Josh Hingst (Strength and Conditioning)
Josh Hingst recently got his first NFL job as the Jacksonville Jaguars assistant strength and conditioning coach, and will get a promotion with Kelly.
Shaun Huls (Sports Science Coordinator)
This has to be the most interesting position of them all. The “sports science coordinator” position has never existed on an NFL staff before, and Huls is the perfect guy to do it. He is a former strength, conditioning, and “combatives” coordinator for the Navy SEALS.
This will give Kelly’s strength program some legitimacy, and let’s hope he can whip the new-look (-ish) roster into shape before the start of the season.
Matt Harper (Assistant Special Teams)
Some interesting notes:
Half of this staff consists of guys whose most recent job was in college.

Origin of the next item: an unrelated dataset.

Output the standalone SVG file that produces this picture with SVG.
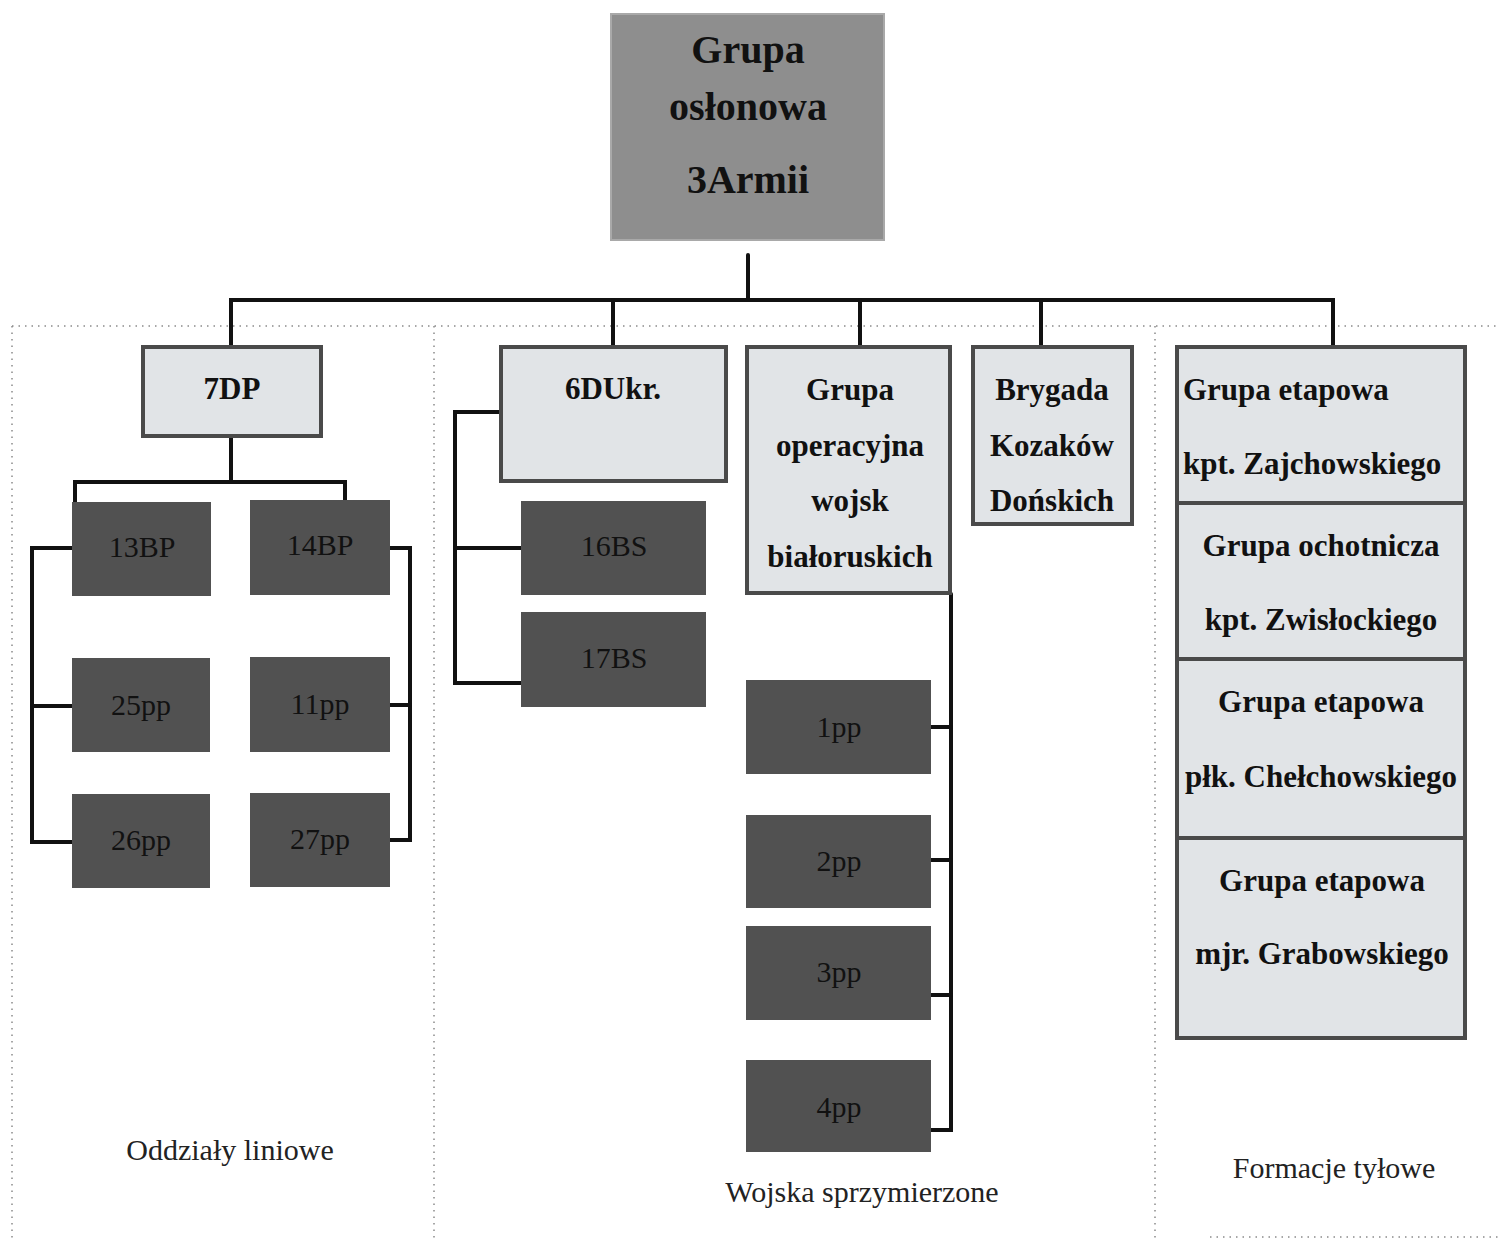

That is the highest among any NFL staff.
Kelly brought three guys from Oregon. Whether that is too much or too little I don’t know, but personally I think it’s encouragingly low. It shows he’s looking for consistency but not trying to hold himself back by surrounding himself with guys who agree with him.
The oldest guy on the staff is 69 year old TE coach Ted Williams, who is also the longest tenured coach on the staff.